A Honduran immigrant family of seven was found Dec. 18 in Moorhead, Minnesota, after they all died of carbon monoxide poisoning, according to a Wednesday press release from police.
Police Chief Shannon Monroe said at a Wednesday press conference that relatives notified the Moorhead Police Department after discovering the bodies on Dec. 18 at around 7:50 p.m. The Ramsey County Medical Examiner’s office found a lethal level of carbon monoxide toxicity in the victims’ bloodstreams.
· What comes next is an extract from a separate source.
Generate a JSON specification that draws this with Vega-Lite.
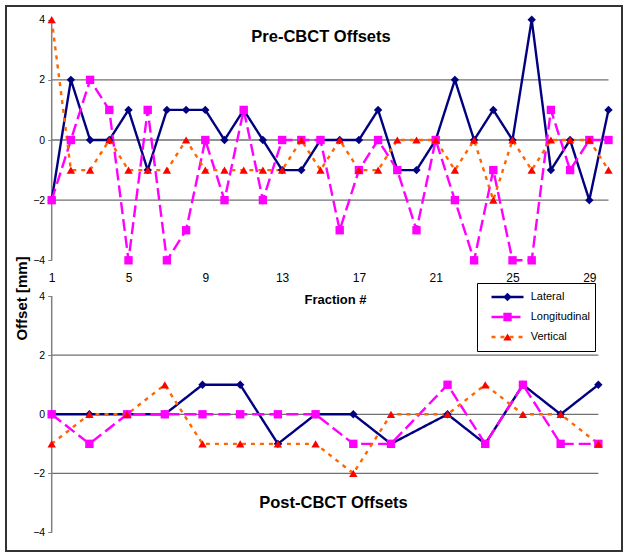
{
  "$schema": "https://vega.github.io/schema/vega-lite/v6.json",
  "width": 629,
  "height": 558,
  "autosize": {"type": "fit", "contains": "padding"},
  "padding": {"left": 6, "top": 6, "right": 7, "bottom": 7},
  "background": "white",
  "config": {
    "font": "Liberation Sans",
    "view": {"stroke": "#333333", "strokeWidth": 2},
    "axis": {"grid": false, "labelColor": "#000000", "labelFont": "Liberation Sans", "titleFont": "Liberation Sans", "titleColor": "#000000"},
    "legend": {"labelFont": "Liberation Sans"}
  },
  "title": {"text": "Pre-CBCT Offsets", "anchor": "middle", "frame": "group", "offset": -47, "dx": 7, "baseline": "middle", "fontSize": 16.5, "fontWeight": "bold", "font": "Liberation Sans", "color": "#000000"},
  "datasets": {
    "pre": [
      {"fraction": 1, "series": "Lateral", "offset": -2}, {"fraction": 2, "series": "Lateral", "offset": 2}, {"fraction": 3, "series": "Lateral", "offset": 0}, {"fraction": 4, "series": "Lateral", "offset": 0}, {"fraction": 5, "series": "Lateral", "offset": 1}, {"fraction": 6, "series": "Lateral", "offset": -1}, {"fraction": 7, "series": "Lateral", "offset": 1}, {"fraction": 8, "series": "Lateral", "offset": 1}, {"fraction": 9, "series": "Lateral", "offset": 1}, {"fraction": 10, "series": "Lateral", "offset": 0}, {"fraction": 11, "series": "Lateral", "offset": 1}, {"fraction": 12, "series": "Lateral", "offset": 0}, {"fraction": 13, "series": "Lateral", "offset": -1}, {"fraction": 14, "series": "Lateral", "offset": -1}, {"fraction": 15, "series": "Lateral", "offset": 0}, {"fraction": 16, "series": "Lateral", "offset": 0}, {"fraction": 17, "series": "Lateral", "offset": 0}, {"fraction": 18, "series": "Lateral", "offset": 1}, {"fraction": 19, "series": "Lateral", "offset": -1}, {"fraction": 20, "series": "Lateral", "offset": -1}, {"fraction": 21, "series": "Lateral", "offset": 0}, {"fraction": 22, "series": "Lateral", "offset": 2}, {"fraction": 23, "series": "Lateral", "offset": 0}, {"fraction": 24, "series": "Lateral", "offset": 1}, {"fraction": 25, "series": "Lateral", "offset": 0}, {"fraction": 26, "series": "Lateral", "offset": 4}, {"fraction": 27, "series": "Lateral", "offset": -1}, {"fraction": 28, "series": "Lateral", "offset": 0}, {"fraction": 29, "series": "Lateral", "offset": -2}, {"fraction": 30, "series": "Lateral", "offset": 1},
      {"fraction": 1, "series": "Longitudinal", "offset": -2}, {"fraction": 2, "series": "Longitudinal", "offset": 0}, {"fraction": 3, "series": "Longitudinal", "offset": 2}, {"fraction": 4, "series": "Longitudinal", "offset": 1}, {"fraction": 5, "series": "Longitudinal", "offset": -4}, {"fraction": 6, "series": "Longitudinal", "offset": 1}, {"fraction": 7, "series": "Longitudinal", "offset": -4}, {"fraction": 8, "series": "Longitudinal", "offset": -3}, {"fraction": 9, "series": "Longitudinal", "offset": 0}, {"fraction": 10, "series": "Longitudinal", "offset": -2}, {"fraction": 11, "series": "Longitudinal", "offset": 1}, {"fraction": 12, "series": "Longitudinal", "offset": -2}, {"fraction": 13, "series": "Longitudinal", "offset": 0}, {"fraction": 14, "series": "Longitudinal", "offset": 0}, {"fraction": 15, "series": "Longitudinal", "offset": 0}, {"fraction": 16, "series": "Longitudinal", "offset": -3}, {"fraction": 17, "series": "Longitudinal", "offset": -1}, {"fraction": 18, "series": "Longitudinal", "offset": 0}, {"fraction": 19, "series": "Longitudinal", "offset": -1}, {"fraction": 20, "series": "Longitudinal", "offset": -3}, {"fraction": 21, "series": "Longitudinal", "offset": 0}, {"fraction": 22, "series": "Longitudinal", "offset": -2}, {"fraction": 23, "series": "Longitudinal", "offset": -4}, {"fraction": 24, "series": "Longitudinal", "offset": -1}, {"fraction": 25, "series": "Longitudinal", "offset": -4}, {"fraction": 26, "series": "Longitudinal", "offset": -4}, {"fraction": 27, "series": "Longitudinal", "offset": 1}, {"fraction": 28, "series": "Longitudinal", "offset": -1}, {"fraction": 29, "series": "Longitudinal", "offset": 0}, {"fraction": 30, "series": "Longitudinal", "offset": 0},
      {"fraction": 1, "series": "Vertical", "offset": 4}, {"fraction": 2, "series": "Vertical", "offset": -1}, {"fraction": 3, "series": "Vertical", "offset": -1}, {"fraction": 4, "series": "Vertical", "offset": 0}, {"fraction": 5, "series": "Vertical", "offset": -1}, {"fraction": 6, "series": "Vertical", "offset": -1}, {"fraction": 7, "series": "Vertical", "offset": -1}, {"fraction": 8, "series": "Vertical", "offset": 0}, {"fraction": 9, "series": "Vertical", "offset": -1}, {"fraction": 10, "series": "Vertical", "offset": -1}, {"fraction": 11, "series": "Vertical", "offset": -1}, {"fraction": 12, "series": "Vertical", "offset": -1}, {"fraction": 13, "series": "Vertical", "offset": -1}, {"fraction": 14, "series": "Vertical", "offset": 0}, {"fraction": 15, "series": "Vertical", "offset": -1}, {"fraction": 16, "series": "Vertical", "offset": 0}, {"fraction": 17, "series": "Vertical", "offset": -1}, {"fraction": 18, "series": "Vertical", "offset": -1}, {"fraction": 19, "series": "Vertical", "offset": 0}, {"fraction": 20, "series": "Vertical", "offset": 0}, {"fraction": 21, "series": "Vertical", "offset": 0}, {"fraction": 22, "series": "Vertical", "offset": -1}, {"fraction": 23, "series": "Vertical", "offset": 0}, {"fraction": 24, "series": "Vertical", "offset": -2}, {"fraction": 25, "series": "Vertical", "offset": 0}, {"fraction": 26, "series": "Vertical", "offset": -1}, {"fraction": 27, "series": "Vertical", "offset": 0}, {"fraction": 28, "series": "Vertical", "offset": 0}, {"fraction": 29, "series": "Vertical", "offset": 0}, {"fraction": 30, "series": "Vertical", "offset": -1}
    ],
    "post": [
      {"fraction": 1, "series": "Lateral", "offset": 0}, {"fraction": 3, "series": "Lateral", "offset": 0}, {"fraction": 5, "series": "Lateral", "offset": 0}, {"fraction": 7, "series": "Lateral", "offset": 0}, {"fraction": 9, "series": "Lateral", "offset": 1}, {"fraction": 11, "series": "Lateral", "offset": 1}, {"fraction": 13, "series": "Lateral", "offset": -1}, {"fraction": 15, "series": "Lateral", "offset": 0}, {"fraction": 17, "series": "Lateral", "offset": 0}, {"fraction": 19, "series": "Lateral", "offset": -1}, {"fraction": 22, "series": "Lateral", "offset": 0}, {"fraction": 24, "series": "Lateral", "offset": -1}, {"fraction": 26, "series": "Lateral", "offset": 1}, {"fraction": 28, "series": "Lateral", "offset": 0}, {"fraction": 30, "series": "Lateral", "offset": 1},
      {"fraction": 1, "series": "Longitudinal", "offset": 0}, {"fraction": 3, "series": "Longitudinal", "offset": -1}, {"fraction": 5, "series": "Longitudinal", "offset": 0}, {"fraction": 7, "series": "Longitudinal", "offset": 0}, {"fraction": 9, "series": "Longitudinal", "offset": 0}, {"fraction": 11, "series": "Longitudinal", "offset": 0}, {"fraction": 13, "series": "Longitudinal", "offset": 0}, {"fraction": 15, "series": "Longitudinal", "offset": 0}, {"fraction": 17, "series": "Longitudinal", "offset": -1}, {"fraction": 19, "series": "Longitudinal", "offset": -1}, {"fraction": 22, "series": "Longitudinal", "offset": 1}, {"fraction": 24, "series": "Longitudinal", "offset": -1}, {"fraction": 26, "series": "Longitudinal", "offset": 1}, {"fraction": 28, "series": "Longitudinal", "offset": -1}, {"fraction": 30, "series": "Longitudinal", "offset": -1},
      {"fraction": 1, "series": "Vertical", "offset": -1}, {"fraction": 3, "series": "Vertical", "offset": 0}, {"fraction": 5, "series": "Vertical", "offset": 0}, {"fraction": 7, "series": "Vertical", "offset": 1}, {"fraction": 9, "series": "Vertical", "offset": -1}, {"fraction": 11, "series": "Vertical", "offset": -1}, {"fraction": 13, "series": "Vertical", "offset": -1}, {"fraction": 15, "series": "Vertical", "offset": -1}, {"fraction": 17, "series": "Vertical", "offset": -2}, {"fraction": 19, "series": "Vertical", "offset": 0}, {"fraction": 22, "series": "Vertical", "offset": 0}, {"fraction": 24, "series": "Vertical", "offset": 1}, {"fraction": 26, "series": "Vertical", "offset": 0}, {"fraction": 28, "series": "Vertical", "offset": 0}, {"fraction": 30, "series": "Vertical", "offset": -1}
    ]
  },
  "layer": [
    {
      "data": {"name": "pre"},
      "layer": [
        {
          "data": {"values": [{"tick": -2}, {"tick": 0}, {"tick": 2}]},
          "mark": {"type": "rule", "color": "#707070", "strokeWidth": 1.3},
          "encoding": {
            "y": {"field": "tick", "type": "quantitative"},
            "x": {"datum": 1},
            "x2": {"datum": 30}
          }
        },
        {
          "data": {"values": [{}]},
          "mark": {"type": "rule", "color": "#808080", "strokeWidth": 1.5},
          "encoding": {
            "x": {"datum": 1},
            "y": {"datum": -4},
            "y2": {"datum": 4}
          }
        },
        {
          "mark": {"type": "line", "strokeWidth": 2.4},
          "encoding": {
            "x": {"field": "fraction", "type": "quantitative", "scale": {"domain": [-1.38, 30.703], "nice": false, "zero": false},
              "axis": {"orient": "bottom", "offset": -291, "values": [1, 5, 9, 13, 17, 21, 25, 29], "domain": false, "ticks": false, "grid": false, "labelFontSize": 12, "labelPadding": 12, "title": "Fraction #", "titleX": 329, "titleY": 39, "titleBaseline": "middle", "titleAlign": "center", "titleFontSize": 13, "titleFontWeight": "bold"}},
            "y": {"field": "offset", "type": "quantitative", "scale": {"domain": [-13.664, 4.455], "nice": false, "zero": false},
              "axis": {"orient": "left", "offset": -45.7, "values": [-4, -2, 0, 2, 4], "domain": false, "grid": false, "tickSize": 4, "tickColor": "#808080", "labelFontSize": 10.5, "labelPadding": 3, "title": "Offset [mm]", "titleX": -30, "titleY": 292, "titleAngle": 270, "titleBaseline": "middle", "titleAlign": "center", "titleFontSize": 15, "titleFontWeight": "bold"}},
            "color": {"field": "series", "type": "nominal", "scale": {"domain": ["Lateral", "Longitudinal", "Vertical"], "range": ["#000080", "#FF00FF", "#FF6600"]},
              "legend": {"orient": "none", "legendX": 471, "legendY": 277, "title": null, "symbolType": "stroke", "symbolSize": 1024, "symbolStrokeWidth": 2.5, "symbolOffset": 9, "labelOffset": 5.7, "labelFontSize": 11, "labelColor": "#000000", "padding": 4, "rowPadding": 0, "clipHeight": 20, "fillColor": "#ffffff", "strokeColor": "#000000"}},
            "strokeDash": {"field": "series", "type": "nominal", "scale": {"domain": ["Lateral", "Longitudinal", "Vertical"], "range": [[1, 0], [12, 5], [4, 5]]},
              "legend": {"orient": "none", "legendX": 471, "legendY": 277, "title": null, "symbolType": "stroke", "symbolSize": 1024, "symbolStrokeWidth": 2.5, "symbolOffset": 9, "labelOffset": 5.7, "labelFontSize": 11, "labelColor": "#000000", "padding": 4, "rowPadding": 0, "clipHeight": 20, "fillColor": "#ffffff", "strokeColor": "#000000"}}
          }
        },
        {
          "mark": {"type": "point", "filled": true, "size": 70, "opacity": 1, "strokeWidth": 0},
          "encoding": {
            "x": {"field": "fraction", "type": "quantitative"},
            "y": {"field": "offset", "type": "quantitative"},
            "fill": {"field": "series", "type": "nominal", "scale": {"range": ["#000080", "#FF00FF", "#FF0000"]},
              "legend": {"orient": "none", "legendX": 471, "legendY": 277, "title": null, "symbolSize": 70, "symbolStrokeWidth": 0, "symbolOpacity": 1, "symbolOffset": 21, "labelOffset": 5.7, "labelFontSize": 11, "labelExpr": "''", "padding": 4, "rowPadding": 0, "clipHeight": 20}},
            "shape": {"field": "series", "type": "nominal", "scale": {"range": ["diamond", "square", "triangle-up"]},
              "legend": {"orient": "none", "legendX": 471, "legendY": 277, "title": null, "symbolSize": 70, "symbolStrokeWidth": 0, "symbolOpacity": 1, "symbolOffset": 21, "labelOffset": 5.7, "labelFontSize": 11, "labelExpr": "''", "padding": 4, "rowPadding": 0, "clipHeight": 20}}
          }
        }
      ]
    },
    {
      "data": {"name": "post"},
      "layer": [
        {
          "data": {"values": [{"tick": -2}, {"tick": 0}, {"tick": 2}]},
          "mark": {"type": "rule", "color": "#707070", "strokeWidth": 1.3},
          "encoding": {
            "y": {"field": "tick", "type": "quantitative"},
            "x": {"datum": 1},
            "x2": {"datum": 30}
          }
        },
        {
          "data": {"values": [{}]},
          "mark": {"type": "rule", "color": "#808080", "strokeWidth": 1.5},
          "encoding": {
            "x": {"datum": 1},
            "y": {"datum": -4},
            "y2": {"datum": 4}
          }
        },
        {
          "mark": {"type": "line", "strokeWidth": 2.4},
          "encoding": {
            "x": {"field": "fraction", "type": "quantitative", "scale": {"domain": [-1.424, 31.255], "nice": false, "zero": false},
              "axis": {"orient": "bottom", "offset": 0, "labels": false, "domain": false, "ticks": false, "grid": false, "title": "Post-CBCT Offsets", "titleX": 327, "titleY": -49, "titleBaseline": "middle", "titleAlign": "center", "titleFontSize": 16.5, "titleFontWeight": "bold"}},
            "y": {"field": "offset", "type": "quantitative", "scale": {"domain": [-4.628, 13.822], "nice": false, "zero": false},
              "axis": {"orient": "left", "offset": -45.7, "values": [-4, -2, 0, 2, 4], "domain": false, "grid": false, "tickSize": 4, "tickColor": "#808080", "labelFontSize": 10.5, "labelPadding": 3, "title": null}},
            "color": {"field": "series", "type": "nominal", "scale": {"domain": ["Lateral", "Longitudinal", "Vertical"], "range": ["#000080", "#FF00FF", "#FF6600"]}},
            "strokeDash": {"field": "series", "type": "nominal", "scale": {"domain": ["Lateral", "Longitudinal", "Vertical"], "range": [[1, 0], [12, 5], [4, 5]]}}
          }
        },
        {
          "mark": {"type": "point", "filled": true, "size": 70, "opacity": 1, "strokeWidth": 0},
          "encoding": {
            "x": {"field": "fraction", "type": "quantitative"},
            "y": {"field": "offset", "type": "quantitative"},
            "fill": {"field": "series", "type": "nominal", "scale": {"range": ["#000080", "#FF00FF", "#FF0000"]}},
            "shape": {"field": "series", "type": "nominal", "scale": {"range": ["diamond", "square", "triangle-up"]}}
          }
        }
      ],
      "resolve": {"scale": {"x": "shared", "y": "shared"}}
    }
  ],
  "resolve": {"scale": {"x": "independent", "y": "independent"}}
}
Police identified the victims as 37-year-old Belin Hernandez, 34-year-old Marleny Pinto, 32-year-old Eldor Hernandez Castillo, 19-year-old Mariela Guzman Pinto, 16-year-old Breylin Hernandez, 7-year-old Mike, and 5-year-old Marbley, according to a Dec. 20 post. Five of the victims were found in their beds, while Belin and Marleny were found lying on their bedroom floor.
Monroe said that detectives worked with the Moorhead Fire Department, the State Fire Marshal’s office, and the Minnesota Bureau of Criminal Apprehension to investigate the case. He said the medical examiner’s office suspected carbon monoxide poisoning because the victims were red in color and lab tests later confirmed it to be the cause of death.
Police said that investigators discovered a furnace located inside the garage with an “exterior intake for fresh air” and a Kia van with a dead battery and a half-full gas tank. Mechanics tested the vehicle and told authorities that the alternator worked correctly.
Detectives, along with the State Fire Marshal and an HVAC official, examined the furnace for malfunctions that could have led to the victims’ deaths however, the professionals concluded that the furnace was working properly.
Monroe also said that the victims were dressed in light clothing which led detectives to believe that the furnace “was heating sufficiently.” When law enforcement officials arrived, the home’s temperature was 54 degrees and only the furnace fan was on, according to Monroe.
Police said detectives found a carbon monoxide detector in the laundry room cabinet but it did not have a battery.
The family’s blood samples are being studied in a separate lab to look for hydrogen cyanide, which comes from the exhaust of a motor vehicle. Those test results could take up to eight weeks to complete and will further determine the possible cause of the poisoning.